[Task description] Please transcribe the data that follows without the pictures, keeping every word the same.

[Supplied information]
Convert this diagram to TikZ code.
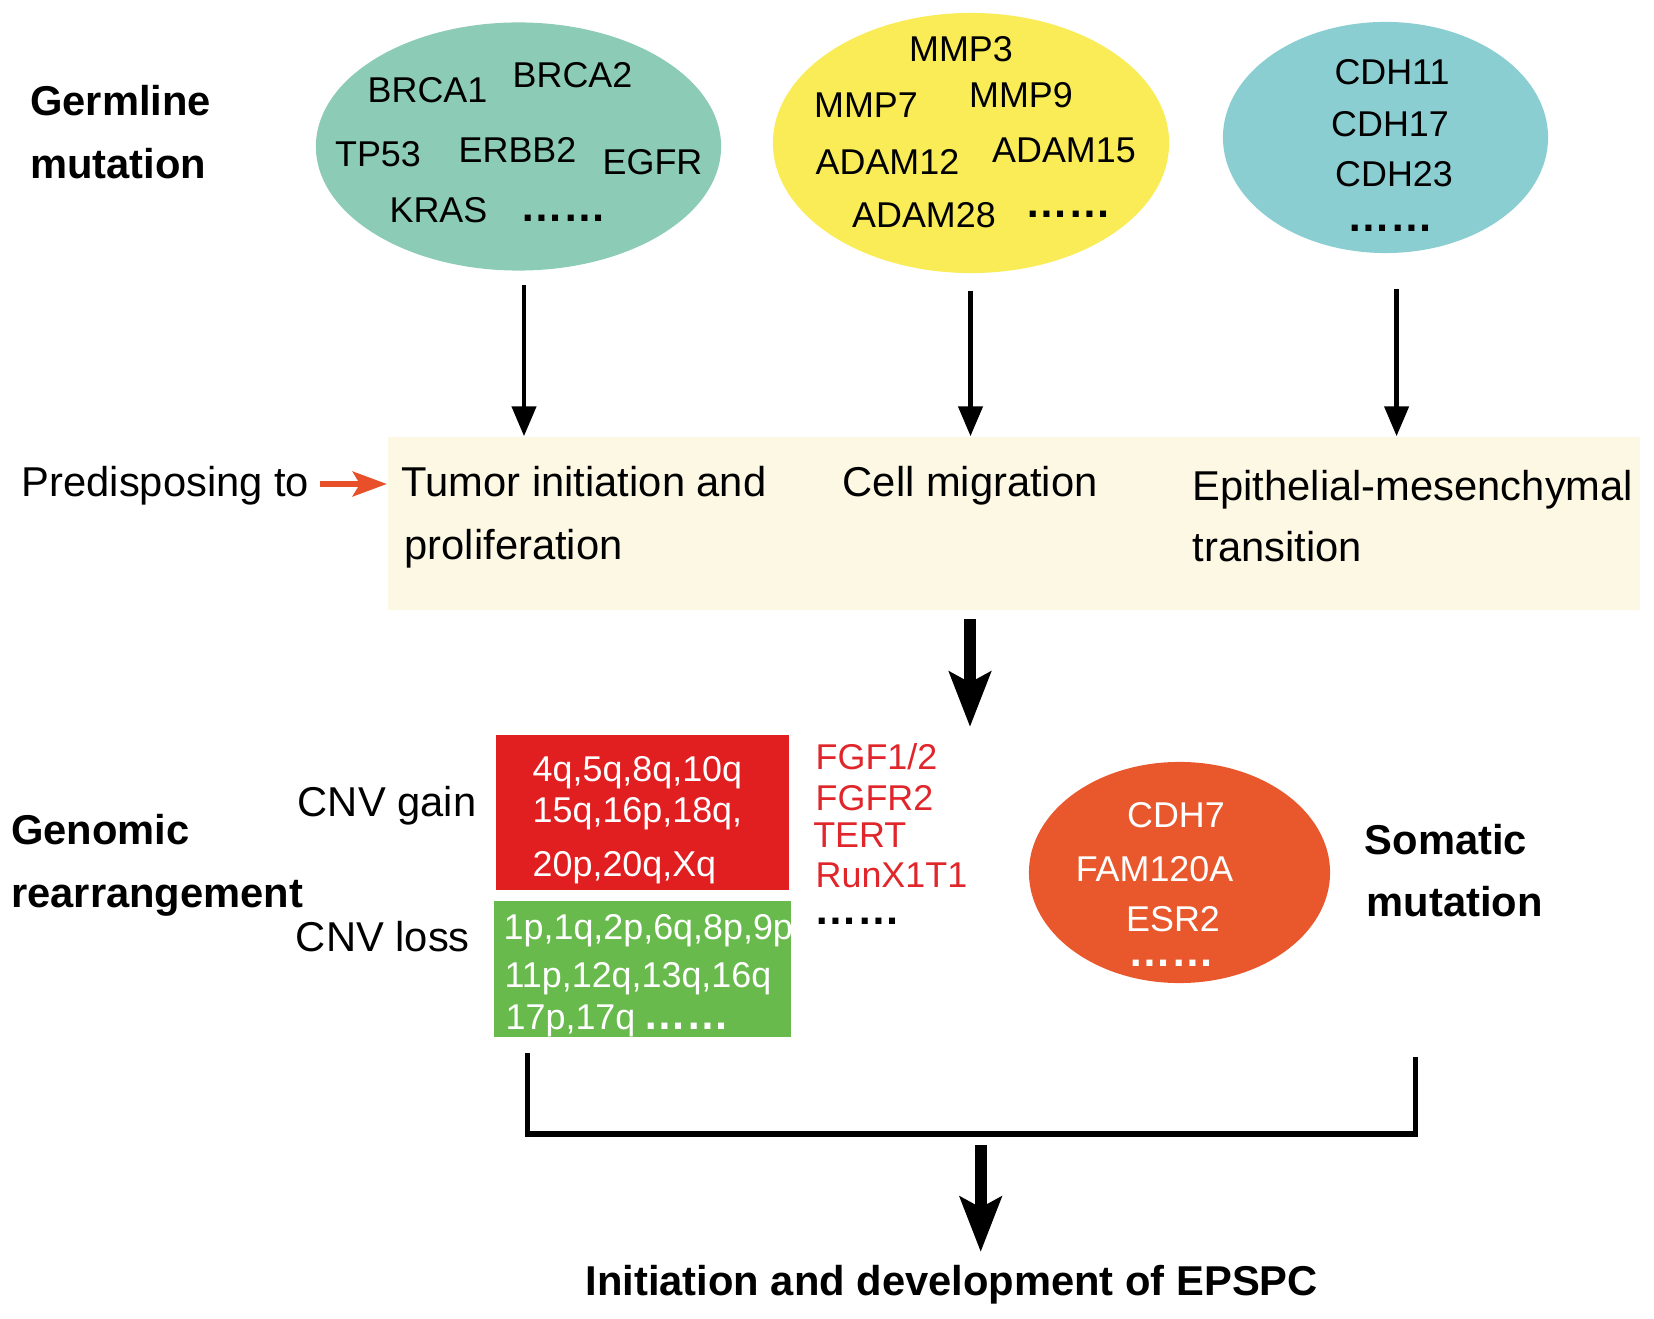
\documentclass[tikz,border=0pt]{standalone}
\usepackage{fontspec}
\setmainfont{Liberation Sans}
\usetikzlibrary{shapes.geometric,arrows.meta}
\definecolor{ellgreen}{RGB}{140,203,181}
\definecolor{ellyellow}{RGB}{249,236,87}
\definecolor{ellcyan}{RGB}{139,206,210}
\definecolor{ellorange}{RGB}{232,88,44}
\definecolor{cream}{RGB}{253,248,227}
\definecolor{arroworange}{RGB}{232,80,42}
\definecolor{boxred}{RGB}{225,30,32}
\definecolor{boxgreen}{RGB}{105,186,76}
\definecolor{txtred}{RGB}{224,38,42}
\begin{document}
\begin{tikzpicture}[x=0.01cm,y=-0.01cm,
  lg/.style={font=\fontsize{11.86}{14}\selectfont, inner sep=0pt},
  lgb/.style={font=\fontsize{11.86}{14}\selectfont\bfseries, inner sep=0pt},
  sm/.style={font=\fontsize{10.2}{12}\selectfont, inner sep=0pt},
  dotrow/.style={font=\fontsize{12.2}{14}\selectfont\bfseries, inner sep=0pt},
  blob/.style={ellipse, draw=none, inner sep=0pt},
  panel/.style={rectangle, draw=none, inner sep=0pt},
  thinarrow/.style={line width=1.3pt, -{Triangle[length=8.5pt,width=6.8pt]}},
  thickarrow/.style={line width=3.4pt, -{Stealth[length=15.6pt,width=11.7pt,inset=3pt]}},
  predarrow/.style={arroworange, line width=1.7pt, -{Stealth[length=9.7pt,width=7pt,inset=2pt]}},
]
\useasboundingbox (0,0) rectangle (1654,1319);

% ---- germline ellipses ----
\node[blob, fill=ellgreen, minimum width=4.05cm, minimum height=2.48cm] (eg) at (518.5,146.5) {};
\node[blob, fill=ellyellow, minimum width=3.96cm, minimum height=2.60cm] (ey) at (971,143) {};
\node[blob, fill=ellcyan, minimum width=3.25cm, minimum height=2.31cm] (ec) at (1385.5,137.5) {};

\node[lgb, anchor=base west] (germ1) at (29.5,116) {Germline};
\node[lgb, anchor=base west] (germ2) at (29.5,179) {mutation};

\node[sm, anchor=base] (brca1) at (427.5,103) {BRCA1};
\node[sm, anchor=base] (brca2) at (572.5,88) {BRCA2};
\node[sm, anchor=base] (tp53) at (378,167) {TP53};
\node[sm, anchor=base] (erbb2) at (517.5,163) {ERBB2};
\node[sm, anchor=base] (egfr) at (652.5,175) {EGFR};
\node[sm, anchor=base] (kras) at (438.5,223) {KRAS};
\node[dotrow, anchor=base] (gdots) at (563.5,222) {……};

\node[sm, anchor=base] (mmp3) at (961,62) {MMP3};
\node[sm, anchor=base] (mmp7) at (866,118) {MMP7};
\node[sm, anchor=base] (mmp9) at (1021,108) {MMP9};
\node[sm, anchor=base] (adam12) at (887.5,175) {ADAM12};
\node[sm, anchor=base] (adam15) at (1064,163) {ADAM15};
\node[sm, anchor=base] (adam28) at (924,228) {ADAM28};
\node[dotrow, anchor=base] (ydots) at (1068.5,218) {……};

\node[sm, anchor=base] (cdh11) at (1392,85) {CDH11};
\node[sm, anchor=base] (cdh17) at (1390,137) {CDH17};
\node[sm, anchor=base] (cdh23) at (1394,187) {CDH23};
\node[dotrow, anchor=base] (cdots) at (1390.5,232) {……};

% ---- process panel ----
\node[panel, fill=cream, minimum width=12.52cm, minimum height=1.73cm] (box) at (1014,523.5) {};
\node[lg, anchor=base west] (pred) at (21,497) {Predisposing to};
\node[lg, anchor=base west] (tum1) at (401,497) {Tumor initiation and};
\node[lg, anchor=base west] (tum2) at (404,560) {proliferation};
\node[lg, anchor=base west] (cell) at (842,497) {Cell migration};
\node[lg, anchor=base west] (emt1) at (1192,501) {Epithelial-mesenchymal};
\node[lg, anchor=base west] (emt2) at (1192,562) {transition};

\coordinate (a1) at (524,285);
\coordinate (a2) at (970.5,291);
\coordinate (a3) at (1396.6,289);
\draw[thinarrow] (a1) -- (a1 |- box.north);
\draw[thinarrow] (a2) -- (a2 |- box.north);
\draw[thinarrow] (a3) -- (a3 |- box.north);

\coordinate (ps) at (320,484);
\draw[predarrow] (ps) -- (ps -| box.west);

\coordinate (t1s) at (970,619);
\coordinate (t1e) at (970,727);
\draw[thickarrow] (t1s) -- (t1e);

% ---- genomic rearrangement ----
\node[panel, fill=boxred, minimum width=2.93cm, minimum height=1.55cm] (gain) at (642.5,812.5) {};
\node[panel, fill=boxgreen, minimum width=2.97cm, minimum height=1.36cm] (loss) at (642.5,969) {};

\node[sm, anchor=base west, text=white] (g1) at (532,782) {4q,5q,8q,10q};
\node[sm, anchor=base west, text=white] (g2) at (532,823) {15q,16p,18q,};
\node[sm, anchor=base west, text=white] (g3) at (532,877) {20p,20q,Xq};
\node[sm, anchor=base west, text=white] (l1) at (503,940) {1p,1q,2p,6q,8p,9p};
\node[sm, anchor=base west, text=white] (l2) at (504,988) {11p,12q,13q,16q};
\node[sm, anchor=base west, text=white] (l3) at (505,1030) {17p,17q};
\node[dotrow, anchor=base west, text=white] (l3d) at (643,1030) {……};

\node[lg, anchor=base east] (cnvg) at (477,817) {CNV gain};
\node[lg, anchor=base east] (cnvl) at (470.5,952) {CNV loss};
\node[lgb, anchor=base west] (gen1) at (10.5,845) {Genomic};
\node[lgb, anchor=base west] (gen2) at (10.5,908) {rearrangement};

\node[sm, anchor=base west, text=txtred] (fgf) at (815,770) {FGF1/2};
\node[sm, anchor=base west, text=txtred] (fgfr) at (815,811) {FGFR2};
\node[sm, anchor=base west, text=txtred] (tert) at (812.6,848) {TERT};
\node[sm, anchor=base west, text=txtred] (runx) at (815,888) {RunX1T1};
\node[dotrow, anchor=base] (rdots) at (857,925) {……};

% ---- somatic ----
\node[blob, fill=ellorange, minimum width=3.01cm, minimum height=2.21cm] (eo) at (1179.5,872.5) {};
\node[sm, anchor=base, text=white] (cdh7) at (1176,828) {CDH7};
\node[sm, anchor=base, text=white] (fam) at (1154.5,882) {FAM120A};
\node[sm, anchor=base, text=white] (esr2) at (1173,932) {ESR2};
\node[dotrow, anchor=base, text=white] (odots) at (1171,967) {……};
\node[lgb, anchor=base west] (som1) at (1364,855) {Somatic};
\node[lgb, anchor=base west] (som2) at (1366,917) {mutation};

% ---- bracket ----
\coordinate (bl) at (527.6,1053);
\coordinate (br) at (1415.5,1057);
\coordinate (bb) at (0,1134);
\draw[line width=1.2pt] (bl) -- (bl |- bb);
\draw[line width=1.2pt] (br) -- (br |- bb);
\draw[line width=1.7pt] ([xshift=-0.6pt]bl |- bb) -- ([xshift=0.6pt]br |- bb);

\coordinate (t2s) at (980.7,1145);
\coordinate (t2e) at (980.7,1252);
\draw[thickarrow] (t2s) -- (t2e);

\node[lgb, anchor=base] (final) at (951.6,1295) {Initiation and development of EPSPC};
\end{tikzpicture}
\end{document}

[Result of this task]
Convert this diagram to TikZ code.
\documentclass[tikz,border=0pt]{standalone}
\usepackage{fontspec}
\setmainfont{Liberation Sans}
\usetikzlibrary{shapes.geometric,arrows.meta}
\definecolor{ellgreen}{RGB}{140,203,181}
\definecolor{ellyellow}{RGB}{249,236,87}
\definecolor{ellcyan}{RGB}{139,206,210}
\definecolor{ellorange}{RGB}{232,88,44}
\definecolor{cream}{RGB}{253,248,227}
\definecolor{arroworange}{RGB}{232,80,42}
\definecolor{boxred}{RGB}{225,30,32}
\definecolor{boxgreen}{RGB}{105,186,76}
\definecolor{txtred}{RGB}{224,38,42}
\begin{document}
\begin{tikzpicture}[x=0.01cm,y=-0.01cm,
  lg/.style={font=\fontsize{11.86}{14}\selectfont, inner sep=0pt},
  lgb/.style={font=\fontsize{11.86}{14}\selectfont\bfseries, inner sep=0pt},
  sm/.style={font=\fontsize{10.2}{12}\selectfont, inner sep=0pt},
  dotrow/.style={font=\fontsize{12.2}{14}\selectfont\bfseries, inner sep=0pt},
  blob/.style={ellipse, draw=none, inner sep=0pt},
  panel/.style={rectangle, draw=none, inner sep=0pt},
  thinarrow/.style={line width=1.3pt, -{Triangle[length=8.5pt,width=6.8pt]}},
  thickarrow/.style={line width=3.4pt, -{Stealth[length=15.6pt,width=11.7pt,inset=3pt]}},
  predarrow/.style={arroworange, line width=1.7pt, -{Stealth[length=9.7pt,width=7pt,inset=2pt]}},
]
\useasboundingbox (0,0) rectangle (1654,1319);

% ---- germline ellipses ----
\node[blob, fill=ellgreen, minimum width=4.05cm, minimum height=2.48cm] (eg) at (518.5,146.5) {};
\node[blob, fill=ellyellow, minimum width=3.96cm, minimum height=2.60cm] (ey) at (971,143) {};
\node[blob, fill=ellcyan, minimum width=3.25cm, minimum height=2.31cm] (ec) at (1385.5,137.5) {};

\node[lgb, anchor=base west] (germ1) at (29.5,116) {Germline};
\node[lgb, anchor=base west] (germ2) at (29.5,179) {mutation};

\node[sm, anchor=base] (brca1) at (427.5,103) {BRCA1};
\node[sm, anchor=base] (brca2) at (572.5,88) {BRCA2};
\node[sm, anchor=base] (tp53) at (378,167) {TP53};
\node[sm, anchor=base] (erbb2) at (517.5,163) {ERBB2};
\node[sm, anchor=base] (egfr) at (652.5,175) {EGFR};
\node[sm, anchor=base] (kras) at (438.5,223) {KRAS};
\node[dotrow, anchor=base] (gdots) at (563.5,222) {……};

\node[sm, anchor=base] (mmp3) at (961,62) {MMP3};
\node[sm, anchor=base] (mmp7) at (866,118) {MMP7};
\node[sm, anchor=base] (mmp9) at (1021,108) {MMP9};
\node[sm, anchor=base] (adam12) at (887.5,175) {ADAM12};
\node[sm, anchor=base] (adam15) at (1064,163) {ADAM15};
\node[sm, anchor=base] (adam28) at (924,228) {ADAM28};
\node[dotrow, anchor=base] (ydots) at (1068.5,218) {……};

\node[sm, anchor=base] (cdh11) at (1392,85) {CDH11};
\node[sm, anchor=base] (cdh17) at (1390,137) {CDH17};
\node[sm, anchor=base] (cdh23) at (1394,187) {CDH23};
\node[dotrow, anchor=base] (cdots) at (1390.5,232) {……};

% ---- process panel ----
\node[panel, fill=cream, minimum width=12.52cm, minimum height=1.73cm] (box) at (1014,523.5) {};
\node[lg, anchor=base west] (pred) at (21,497) {Predisposing to};
\node[lg, anchor=base west] (tum1) at (401,497) {Tumor initiation and};
\node[lg, anchor=base west] (tum2) at (404,560) {proliferation};
\node[lg, anchor=base west] (cell) at (842,497) {Cell migration};
\node[lg, anchor=base west] (emt1) at (1192,501) {Epithelial-mesenchymal};
\node[lg, anchor=base west] (emt2) at (1192,562) {transition};

\coordinate (a1) at (524,285);
\coordinate (a2) at (970.5,291);
\coordinate (a3) at (1396.6,289);
\draw[thinarrow] (a1) -- (a1 |- box.north);
\draw[thinarrow] (a2) -- (a2 |- box.north);
\draw[thinarrow] (a3) -- (a3 |- box.north);

\coordinate (ps) at (320,484);
\draw[predarrow] (ps) -- (ps -| box.west);

\coordinate (t1s) at (970,619);
\coordinate (t1e) at (970,727);
\draw[thickarrow] (t1s) -- (t1e);

% ---- genomic rearrangement ----
\node[panel, fill=boxred, minimum width=2.93cm, minimum height=1.55cm] (gain) at (642.5,812.5) {};
\node[panel, fill=boxgreen, minimum width=2.97cm, minimum height=1.36cm] (loss) at (642.5,969) {};

\node[sm, anchor=base west, text=white] (g1) at (532,782) {4q,5q,8q,10q};
\node[sm, anchor=base west, text=white] (g2) at (532,823) {15q,16p,18q,};
\node[sm, anchor=base west, text=white] (g3) at (532,877) {20p,20q,Xq};
\node[sm, anchor=base west, text=white] (l1) at (503,940) {1p,1q,2p,6q,8p,9p};
\node[sm, anchor=base west, text=white] (l2) at (504,988) {11p,12q,13q,16q};
\node[sm, anchor=base west, text=white] (l3) at (505,1030) {17p,17q};
\node[dotrow, anchor=base west, text=white] (l3d) at (643,1030) {……};

\node[lg, anchor=base east] (cnvg) at (477,817) {CNV gain};
\node[lg, anchor=base east] (cnvl) at (470.5,952) {CNV loss};
\node[lgb, anchor=base west] (gen1) at (10.5,845) {Genomic};
\node[lgb, anchor=base west] (gen2) at (10.5,908) {rearrangement};

\node[sm, anchor=base west, text=txtred] (fgf) at (815,770) {FGF1/2};
\node[sm, anchor=base west, text=txtred] (fgfr) at (815,811) {FGFR2};
\node[sm, anchor=base west, text=txtred] (tert) at (812.6,848) {TERT};
\node[sm, anchor=base west, text=txtred] (runx) at (815,888) {RunX1T1};
\node[dotrow, anchor=base] (rdots) at (857,925) {……};

% ---- somatic ----
\node[blob, fill=ellorange, minimum width=3.01cm, minimum height=2.21cm] (eo) at (1179.5,872.5) {};
\node[sm, anchor=base, text=white] (cdh7) at (1176,828) {CDH7};
\node[sm, anchor=base, text=white] (fam) at (1154.5,882) {FAM120A};
\node[sm, anchor=base, text=white] (esr2) at (1173,932) {ESR2};
\node[dotrow, anchor=base, text=white] (odots) at (1171,967) {……};
\node[lgb, anchor=base west] (som1) at (1364,855) {Somatic};
\node[lgb, anchor=base west] (som2) at (1366,917) {mutation};

% ---- bracket ----
\coordinate (bl) at (527.6,1053);
\coordinate (br) at (1415.5,1057);
\coordinate (bb) at (0,1134);
\draw[line width=1.2pt] (bl) -- (bl |- bb);
\draw[line width=1.2pt] (br) -- (br |- bb);
\draw[line width=1.7pt] ([xshift=-0.6pt]bl |- bb) -- ([xshift=0.6pt]br |- bb);

\coordinate (t2s) at (980.7,1145);
\coordinate (t2e) at (980.7,1252);
\draw[thickarrow] (t2s) -- (t2e);

\node[lgb, anchor=base] (final) at (951.6,1295) {Initiation and development of EPSPC};
\end{tikzpicture}
\end{document}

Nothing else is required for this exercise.